## Begin Information shown

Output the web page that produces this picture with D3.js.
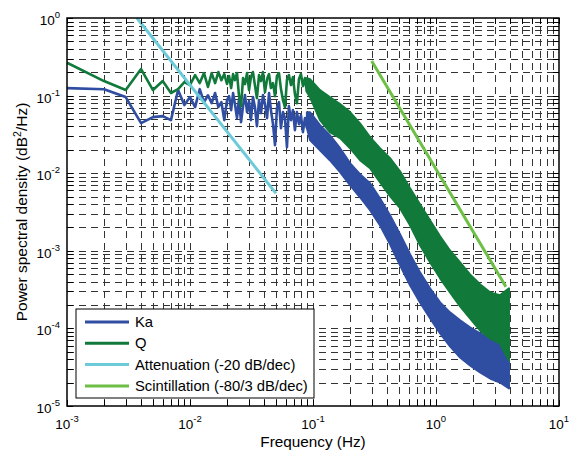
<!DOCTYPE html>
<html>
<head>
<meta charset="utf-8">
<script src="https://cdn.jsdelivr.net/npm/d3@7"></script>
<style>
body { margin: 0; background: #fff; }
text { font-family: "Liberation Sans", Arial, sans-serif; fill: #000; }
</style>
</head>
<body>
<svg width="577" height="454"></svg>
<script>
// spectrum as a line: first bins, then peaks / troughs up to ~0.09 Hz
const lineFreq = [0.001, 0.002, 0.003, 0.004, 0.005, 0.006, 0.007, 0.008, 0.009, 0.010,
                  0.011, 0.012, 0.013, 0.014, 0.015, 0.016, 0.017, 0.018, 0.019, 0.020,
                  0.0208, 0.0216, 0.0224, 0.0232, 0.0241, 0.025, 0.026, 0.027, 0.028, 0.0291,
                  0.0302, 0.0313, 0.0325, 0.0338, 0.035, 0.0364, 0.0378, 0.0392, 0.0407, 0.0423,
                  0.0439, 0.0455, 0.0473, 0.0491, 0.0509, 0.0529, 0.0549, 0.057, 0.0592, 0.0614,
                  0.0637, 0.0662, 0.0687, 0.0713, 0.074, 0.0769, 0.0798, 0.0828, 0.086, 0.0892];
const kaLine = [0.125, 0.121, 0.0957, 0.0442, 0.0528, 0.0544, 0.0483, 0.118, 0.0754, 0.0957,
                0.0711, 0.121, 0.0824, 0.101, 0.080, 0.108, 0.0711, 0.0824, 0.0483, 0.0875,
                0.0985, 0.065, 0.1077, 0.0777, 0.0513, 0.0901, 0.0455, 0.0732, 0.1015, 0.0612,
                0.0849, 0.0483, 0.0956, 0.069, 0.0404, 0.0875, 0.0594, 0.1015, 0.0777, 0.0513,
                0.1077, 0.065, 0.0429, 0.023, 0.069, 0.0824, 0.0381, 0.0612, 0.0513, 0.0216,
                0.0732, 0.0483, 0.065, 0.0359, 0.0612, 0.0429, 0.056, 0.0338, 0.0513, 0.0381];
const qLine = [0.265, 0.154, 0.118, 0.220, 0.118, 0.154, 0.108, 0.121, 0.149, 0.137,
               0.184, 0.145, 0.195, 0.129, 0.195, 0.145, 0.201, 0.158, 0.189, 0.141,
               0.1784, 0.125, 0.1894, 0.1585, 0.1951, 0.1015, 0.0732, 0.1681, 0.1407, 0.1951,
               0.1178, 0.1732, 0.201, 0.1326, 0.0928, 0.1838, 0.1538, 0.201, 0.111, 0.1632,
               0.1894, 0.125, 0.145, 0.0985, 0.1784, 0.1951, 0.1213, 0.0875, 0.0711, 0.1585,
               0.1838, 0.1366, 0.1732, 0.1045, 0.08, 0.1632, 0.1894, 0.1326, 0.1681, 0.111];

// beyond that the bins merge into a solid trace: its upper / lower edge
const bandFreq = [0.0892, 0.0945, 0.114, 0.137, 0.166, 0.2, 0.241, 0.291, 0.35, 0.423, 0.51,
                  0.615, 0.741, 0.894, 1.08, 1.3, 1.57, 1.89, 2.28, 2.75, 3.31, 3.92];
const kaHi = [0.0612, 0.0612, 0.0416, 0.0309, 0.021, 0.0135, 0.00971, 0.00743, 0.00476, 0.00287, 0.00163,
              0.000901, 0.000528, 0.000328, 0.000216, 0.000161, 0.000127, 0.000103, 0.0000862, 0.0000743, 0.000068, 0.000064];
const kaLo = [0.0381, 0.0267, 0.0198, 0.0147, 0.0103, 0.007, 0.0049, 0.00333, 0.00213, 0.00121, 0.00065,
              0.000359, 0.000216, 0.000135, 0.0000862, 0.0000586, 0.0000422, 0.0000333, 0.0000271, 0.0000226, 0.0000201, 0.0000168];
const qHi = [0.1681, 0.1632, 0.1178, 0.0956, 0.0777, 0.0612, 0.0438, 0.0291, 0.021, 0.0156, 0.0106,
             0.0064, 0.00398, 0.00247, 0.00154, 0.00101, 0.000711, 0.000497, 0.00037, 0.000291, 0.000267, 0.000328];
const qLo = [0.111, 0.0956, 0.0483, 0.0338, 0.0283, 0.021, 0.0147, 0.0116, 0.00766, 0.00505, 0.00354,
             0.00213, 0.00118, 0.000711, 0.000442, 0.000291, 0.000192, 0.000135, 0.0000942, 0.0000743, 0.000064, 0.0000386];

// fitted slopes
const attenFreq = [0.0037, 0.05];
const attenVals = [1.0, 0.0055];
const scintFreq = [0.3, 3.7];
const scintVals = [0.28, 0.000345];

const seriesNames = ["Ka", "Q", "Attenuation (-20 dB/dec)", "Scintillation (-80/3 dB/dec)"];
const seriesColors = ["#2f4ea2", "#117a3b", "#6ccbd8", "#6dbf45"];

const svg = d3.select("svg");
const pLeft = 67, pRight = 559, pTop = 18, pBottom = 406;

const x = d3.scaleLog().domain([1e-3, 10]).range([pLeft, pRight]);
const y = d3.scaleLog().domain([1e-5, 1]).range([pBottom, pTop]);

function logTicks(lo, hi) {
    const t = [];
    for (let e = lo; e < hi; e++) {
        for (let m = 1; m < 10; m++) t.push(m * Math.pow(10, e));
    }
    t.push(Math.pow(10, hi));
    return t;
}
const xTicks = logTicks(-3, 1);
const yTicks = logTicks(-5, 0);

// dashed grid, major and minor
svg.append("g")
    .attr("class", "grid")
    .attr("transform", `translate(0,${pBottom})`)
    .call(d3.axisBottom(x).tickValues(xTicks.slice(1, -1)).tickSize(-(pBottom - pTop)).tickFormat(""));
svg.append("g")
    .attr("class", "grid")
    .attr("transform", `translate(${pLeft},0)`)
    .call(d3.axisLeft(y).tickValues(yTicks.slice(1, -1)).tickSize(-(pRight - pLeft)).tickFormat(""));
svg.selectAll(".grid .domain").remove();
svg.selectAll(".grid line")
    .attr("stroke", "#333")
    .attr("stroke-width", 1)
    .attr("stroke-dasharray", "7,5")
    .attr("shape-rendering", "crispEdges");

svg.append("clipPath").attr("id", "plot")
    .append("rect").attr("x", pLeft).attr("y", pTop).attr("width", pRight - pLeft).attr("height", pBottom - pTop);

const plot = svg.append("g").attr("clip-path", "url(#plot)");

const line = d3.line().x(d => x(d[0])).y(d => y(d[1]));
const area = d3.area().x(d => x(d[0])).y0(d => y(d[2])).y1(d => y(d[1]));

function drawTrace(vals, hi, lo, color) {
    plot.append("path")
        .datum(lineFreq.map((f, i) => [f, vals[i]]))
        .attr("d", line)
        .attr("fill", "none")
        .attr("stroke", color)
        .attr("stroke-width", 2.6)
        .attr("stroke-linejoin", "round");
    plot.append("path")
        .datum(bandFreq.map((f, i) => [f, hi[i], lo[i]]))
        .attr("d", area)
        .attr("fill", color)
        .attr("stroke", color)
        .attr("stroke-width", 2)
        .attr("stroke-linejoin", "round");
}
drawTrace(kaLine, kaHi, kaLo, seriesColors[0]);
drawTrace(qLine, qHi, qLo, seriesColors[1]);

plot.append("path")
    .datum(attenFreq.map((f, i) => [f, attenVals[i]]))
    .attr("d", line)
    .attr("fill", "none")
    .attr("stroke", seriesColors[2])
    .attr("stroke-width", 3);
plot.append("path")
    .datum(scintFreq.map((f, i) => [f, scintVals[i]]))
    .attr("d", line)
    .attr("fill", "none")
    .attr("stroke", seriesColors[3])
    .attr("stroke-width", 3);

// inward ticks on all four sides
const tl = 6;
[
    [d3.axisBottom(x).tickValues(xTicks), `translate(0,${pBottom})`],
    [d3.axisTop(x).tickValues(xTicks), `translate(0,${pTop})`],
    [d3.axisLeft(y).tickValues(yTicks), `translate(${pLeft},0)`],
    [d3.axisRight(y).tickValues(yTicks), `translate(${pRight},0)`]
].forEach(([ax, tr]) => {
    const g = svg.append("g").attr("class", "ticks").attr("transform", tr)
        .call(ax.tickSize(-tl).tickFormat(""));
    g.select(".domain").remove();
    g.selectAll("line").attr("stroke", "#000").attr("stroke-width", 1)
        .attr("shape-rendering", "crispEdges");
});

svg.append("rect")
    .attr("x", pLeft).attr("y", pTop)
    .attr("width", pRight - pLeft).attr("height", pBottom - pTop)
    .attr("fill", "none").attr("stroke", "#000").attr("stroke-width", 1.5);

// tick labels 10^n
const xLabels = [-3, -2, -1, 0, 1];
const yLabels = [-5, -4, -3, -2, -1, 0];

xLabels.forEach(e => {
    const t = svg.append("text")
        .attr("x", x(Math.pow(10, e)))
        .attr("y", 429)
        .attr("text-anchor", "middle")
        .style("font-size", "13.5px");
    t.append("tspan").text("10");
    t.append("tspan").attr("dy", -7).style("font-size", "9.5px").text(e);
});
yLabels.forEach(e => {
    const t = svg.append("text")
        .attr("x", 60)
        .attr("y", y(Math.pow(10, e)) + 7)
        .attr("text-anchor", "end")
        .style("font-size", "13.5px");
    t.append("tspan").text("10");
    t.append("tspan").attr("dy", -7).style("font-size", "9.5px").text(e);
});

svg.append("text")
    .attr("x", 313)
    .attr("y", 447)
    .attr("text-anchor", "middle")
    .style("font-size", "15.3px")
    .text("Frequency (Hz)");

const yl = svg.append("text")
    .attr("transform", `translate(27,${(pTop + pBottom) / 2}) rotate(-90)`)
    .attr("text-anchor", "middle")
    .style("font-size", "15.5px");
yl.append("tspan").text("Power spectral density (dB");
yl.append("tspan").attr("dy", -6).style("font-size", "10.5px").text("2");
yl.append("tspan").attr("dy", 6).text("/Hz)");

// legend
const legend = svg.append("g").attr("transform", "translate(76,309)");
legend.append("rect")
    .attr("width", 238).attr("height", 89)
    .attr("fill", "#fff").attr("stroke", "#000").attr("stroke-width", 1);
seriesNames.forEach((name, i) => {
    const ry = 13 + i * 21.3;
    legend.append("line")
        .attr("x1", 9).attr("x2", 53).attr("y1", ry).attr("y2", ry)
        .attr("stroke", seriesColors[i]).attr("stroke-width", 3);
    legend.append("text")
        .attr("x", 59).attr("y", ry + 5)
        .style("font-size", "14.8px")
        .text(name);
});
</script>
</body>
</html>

## End Information shown

Exercise directions - Copy out all lines where the word "that" appears.

Result -
Output the web page that produces this picture with D3.js.
// beyond that the bins merge into a solid trace: its upper / lower edge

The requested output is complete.